Aside from which aspect of the generation process is included in your project, a few other key differences exist between a Preprocessed Text Template and a standard T4 template. First, Preprocessed Text Templates are completely standalone classes. They do not inherit from a base class by default and therefore do not rely on Visual Studio to execute. The TransformText()
method of the generator class does not run within a try/catch
block so you will need to watch for and handle errors yourself when executing the generator.
Not all T4 directives will make sense in a Preprocessed Text Template, and for those that do some attributes will no longer make much sense. Here is a quick summary.
The template
directive is still used but not all of the attributes make sense. The culture
and language
attributes are fully supported. The language
attribute must match that of the containing language or the generator class cannot be compiled. The debug
attribute is ignored because you can control the debug status of the generator class by setting the project configuration as you would with any other class.
The inherits
attribute is supported and has a significant impact on the generated class. If you do not specify a base class, the generated file will be completely standalone and will contain implementations of all of the helper functions such as Write
and Error
. If you do specify a base class, it is up to the base class to specify these implementations and the generated class will rely on those implementations to perform the generation work.
The hostspecific
attribute is supported and generates a Host
property on the generator class. This property is of the Microsoft.VisualStudio.TextTemplating.ITextTemplatingEngineHost
type, which resides in the Microsoft.VisualStudio.TextTemplating
assembly. It is up to you to add a reference to this assembly to your project and to provide a member of the appropriate type before calling the TransformText
method.
The import
directive works as normal. The referenced namespaces are included in the generator code file with using
statements in C# and Import
statements in VB. The include
directive is also fully supported.
The output
and assembly
directives are ignored.

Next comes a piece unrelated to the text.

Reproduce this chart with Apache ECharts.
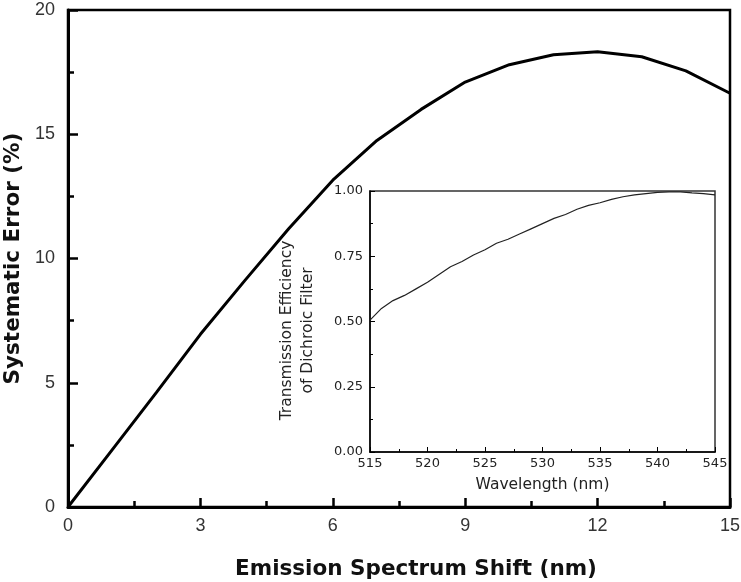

To add an assembly to the template you simply add a reference to the project as normal. The output filename is selected based on the template filename and the selected language.
Finally, you can set the namespace of the generator class in the Properties window of the template file shown in Figure 14-6. The namespace is normally based on the project defaults and the location of the template file within the folder structure of the project.
Following are a few things that might help you to take full advantage of T4:
Write the code you intend to generate first for one specific case as a normal C# or VB code file. Once you are satisfied that everything is working as intended, copy the entire code file into a .tt
file. Now start slowly making the code less specific and more generic by introducing Statement blocks and Expression blocks, factoring out Class Feature blocks as you go.
Save frequently as you make changes. As soon as a change breaks the generated code or the generator, simply reverse it and try again.
Never make changes directly to a generated file. The next time the template is saved those changes will be lost.
Make generated classes partial. This makes the generated classes extensible, allowing you to keep some parts of the class intact and regenerate the other parts. In fact this is one of the reasons that the partial class functionality exists.
Use an extension that includes the word generated such as .generated.cs
and .generated.vb
. This is a convention used by Visual Studio itself and will discourage other users from making changes to template files.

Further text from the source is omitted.